--- start of Dataset excerpt ---
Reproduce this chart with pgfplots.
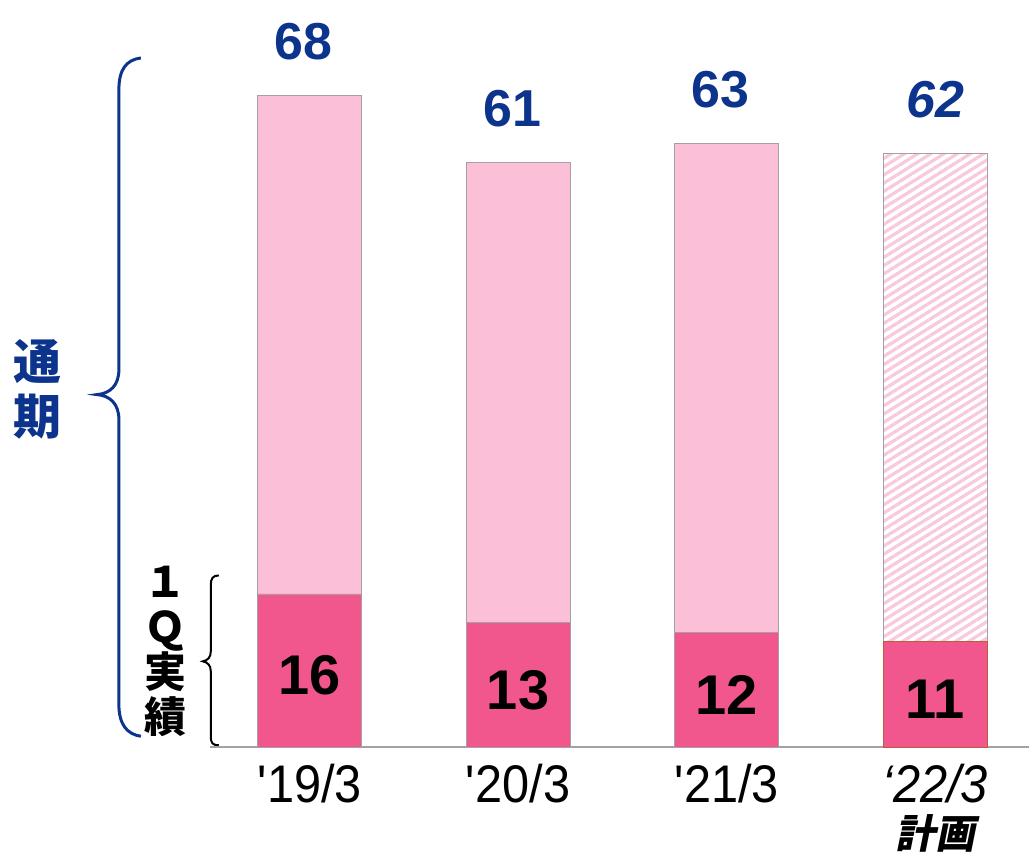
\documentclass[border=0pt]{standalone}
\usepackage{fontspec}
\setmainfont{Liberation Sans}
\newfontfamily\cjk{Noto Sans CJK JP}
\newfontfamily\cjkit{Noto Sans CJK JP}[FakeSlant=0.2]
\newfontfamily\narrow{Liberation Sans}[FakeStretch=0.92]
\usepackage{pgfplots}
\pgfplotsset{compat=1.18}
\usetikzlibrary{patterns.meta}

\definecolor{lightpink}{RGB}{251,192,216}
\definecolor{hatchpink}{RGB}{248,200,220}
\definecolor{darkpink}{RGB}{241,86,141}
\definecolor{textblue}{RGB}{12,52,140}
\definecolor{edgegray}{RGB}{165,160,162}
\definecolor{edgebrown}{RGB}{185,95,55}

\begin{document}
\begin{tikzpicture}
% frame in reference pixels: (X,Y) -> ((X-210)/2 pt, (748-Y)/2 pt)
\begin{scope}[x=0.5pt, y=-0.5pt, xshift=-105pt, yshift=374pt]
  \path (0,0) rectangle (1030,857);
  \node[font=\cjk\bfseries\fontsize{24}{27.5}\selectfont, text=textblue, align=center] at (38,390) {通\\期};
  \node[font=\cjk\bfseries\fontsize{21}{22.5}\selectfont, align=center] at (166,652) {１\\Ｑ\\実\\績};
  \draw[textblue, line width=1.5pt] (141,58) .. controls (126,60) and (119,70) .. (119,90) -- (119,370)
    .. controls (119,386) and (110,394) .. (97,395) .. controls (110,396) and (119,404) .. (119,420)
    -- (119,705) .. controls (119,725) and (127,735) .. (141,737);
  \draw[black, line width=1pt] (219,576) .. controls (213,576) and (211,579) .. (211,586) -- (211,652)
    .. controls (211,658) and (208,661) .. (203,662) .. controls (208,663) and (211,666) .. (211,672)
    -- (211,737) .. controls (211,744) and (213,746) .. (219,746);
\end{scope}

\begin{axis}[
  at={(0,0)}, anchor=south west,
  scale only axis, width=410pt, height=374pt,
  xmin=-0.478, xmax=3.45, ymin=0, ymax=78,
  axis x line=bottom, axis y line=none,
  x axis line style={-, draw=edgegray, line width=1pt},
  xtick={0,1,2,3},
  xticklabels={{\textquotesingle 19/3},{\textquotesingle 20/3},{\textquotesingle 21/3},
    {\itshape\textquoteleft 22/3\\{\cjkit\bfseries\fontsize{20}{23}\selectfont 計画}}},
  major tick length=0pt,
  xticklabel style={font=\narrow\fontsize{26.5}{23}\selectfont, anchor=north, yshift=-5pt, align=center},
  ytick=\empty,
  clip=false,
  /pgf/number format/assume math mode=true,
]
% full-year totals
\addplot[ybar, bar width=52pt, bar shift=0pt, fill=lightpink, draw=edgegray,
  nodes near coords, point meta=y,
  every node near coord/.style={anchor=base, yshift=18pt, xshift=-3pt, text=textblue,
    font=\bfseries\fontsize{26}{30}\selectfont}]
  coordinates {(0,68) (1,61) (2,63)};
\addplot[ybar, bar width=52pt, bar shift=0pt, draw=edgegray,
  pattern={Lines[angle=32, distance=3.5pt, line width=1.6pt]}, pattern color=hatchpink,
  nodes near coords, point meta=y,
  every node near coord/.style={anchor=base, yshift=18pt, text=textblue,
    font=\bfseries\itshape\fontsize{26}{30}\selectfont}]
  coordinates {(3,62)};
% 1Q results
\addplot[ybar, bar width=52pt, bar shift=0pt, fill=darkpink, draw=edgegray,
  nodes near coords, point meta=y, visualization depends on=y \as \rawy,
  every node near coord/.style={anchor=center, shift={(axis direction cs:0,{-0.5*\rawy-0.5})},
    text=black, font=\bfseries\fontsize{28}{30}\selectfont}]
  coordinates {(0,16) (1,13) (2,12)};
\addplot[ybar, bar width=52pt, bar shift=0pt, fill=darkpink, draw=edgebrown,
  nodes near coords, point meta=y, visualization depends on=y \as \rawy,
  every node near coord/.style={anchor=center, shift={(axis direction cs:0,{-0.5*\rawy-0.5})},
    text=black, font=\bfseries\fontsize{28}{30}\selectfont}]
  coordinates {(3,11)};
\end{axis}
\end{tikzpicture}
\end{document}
--- end of Dataset excerpt ---
Given task: Reproduce the material word for word. Any pictures should be left out of the copy.

Solution to this task:
Reproduce this chart with pgfplots.
\documentclass[border=0pt]{standalone}
\usepackage{fontspec}
\setmainfont{Liberation Sans}
\newfontfamily\cjk{Noto Sans CJK JP}
\newfontfamily\cjkit{Noto Sans CJK JP}[FakeSlant=0.2]
\newfontfamily\narrow{Liberation Sans}[FakeStretch=0.92]
\usepackage{pgfplots}
\pgfplotsset{compat=1.18}
\usetikzlibrary{patterns.meta}

\definecolor{lightpink}{RGB}{251,192,216}
\definecolor{hatchpink}{RGB}{248,200,220}
\definecolor{darkpink}{RGB}{241,86,141}
\definecolor{textblue}{RGB}{12,52,140}
\definecolor{edgegray}{RGB}{165,160,162}
\definecolor{edgebrown}{RGB}{185,95,55}

\begin{document}
\begin{tikzpicture}
% frame in reference pixels: (X,Y) -> ((X-210)/2 pt, (748-Y)/2 pt)
\begin{scope}[x=0.5pt, y=-0.5pt, xshift=-105pt, yshift=374pt]
  \path (0,0) rectangle (1030,857);
  \node[font=\cjk\bfseries\fontsize{24}{27.5}\selectfont, text=textblue, align=center] at (38,390) {通\\期};
  \node[font=\cjk\bfseries\fontsize{21}{22.5}\selectfont, align=center] at (166,652) {１\\Ｑ\\実\\績};
  \draw[textblue, line width=1.5pt] (141,58) .. controls (126,60) and (119,70) .. (119,90) -- (119,370)
    .. controls (119,386) and (110,394) .. (97,395) .. controls (110,396) and (119,404) .. (119,420)
    -- (119,705) .. controls (119,725) and (127,735) .. (141,737);
  \draw[black, line width=1pt] (219,576) .. controls (213,576) and (211,579) .. (211,586) -- (211,652)
    .. controls (211,658) and (208,661) .. (203,662) .. controls (208,663) and (211,666) .. (211,672)
    -- (211,737) .. controls (211,744) and (213,746) .. (219,746);
\end{scope}

\begin{axis}[
  at={(0,0)}, anchor=south west,
  scale only axis, width=410pt, height=374pt,
  xmin=-0.478, xmax=3.45, ymin=0, ymax=78,
  axis x line=bottom, axis y line=none,
  x axis line style={-, draw=edgegray, line width=1pt},
  xtick={0,1,2,3},
  xticklabels={{\textquotesingle 19/3},{\textquotesingle 20/3},{\textquotesingle 21/3},
    {\itshape\textquoteleft 22/3\\{\cjkit\bfseries\fontsize{20}{23}\selectfont 計画}}},
  major tick length=0pt,
  xticklabel style={font=\narrow\fontsize{26.5}{23}\selectfont, anchor=north, yshift=-5pt, align=center},
  ytick=\empty,
  clip=false,
  /pgf/number format/assume math mode=true,
]
% full-year totals
\addplot[ybar, bar width=52pt, bar shift=0pt, fill=lightpink, draw=edgegray,
  nodes near coords, point meta=y,
  every node near coord/.style={anchor=base, yshift=18pt, xshift=-3pt, text=textblue,
    font=\bfseries\fontsize{26}{30}\selectfont}]
  coordinates {(0,68) (1,61) (2,63)};
\addplot[ybar, bar width=52pt, bar shift=0pt, draw=edgegray,
  pattern={Lines[angle=32, distance=3.5pt, line width=1.6pt]}, pattern color=hatchpink,
  nodes near coords, point meta=y,
  every node near coord/.style={anchor=base, yshift=18pt, text=textblue,
    font=\bfseries\itshape\fontsize{26}{30}\selectfont}]
  coordinates {(3,62)};
% 1Q results
\addplot[ybar, bar width=52pt, bar shift=0pt, fill=darkpink, draw=edgegray,
  nodes near coords, point meta=y, visualization depends on=y \as \rawy,
  every node near coord/.style={anchor=center, shift={(axis direction cs:0,{-0.5*\rawy-0.5})},
    text=black, font=\bfseries\fontsize{28}{30}\selectfont}]
  coordinates {(0,16) (1,13) (2,12)};
\addplot[ybar, bar width=52pt, bar shift=0pt, fill=darkpink, draw=edgebrown,
  nodes near coords, point meta=y, visualization depends on=y \as \rawy,
  every node near coord/.style={anchor=center, shift={(axis direction cs:0,{-0.5*\rawy-0.5})},
    text=black, font=\bfseries\fontsize{28}{30}\selectfont}]
  coordinates {(3,11)};
\end{axis}
\end{tikzpicture}
\end{document}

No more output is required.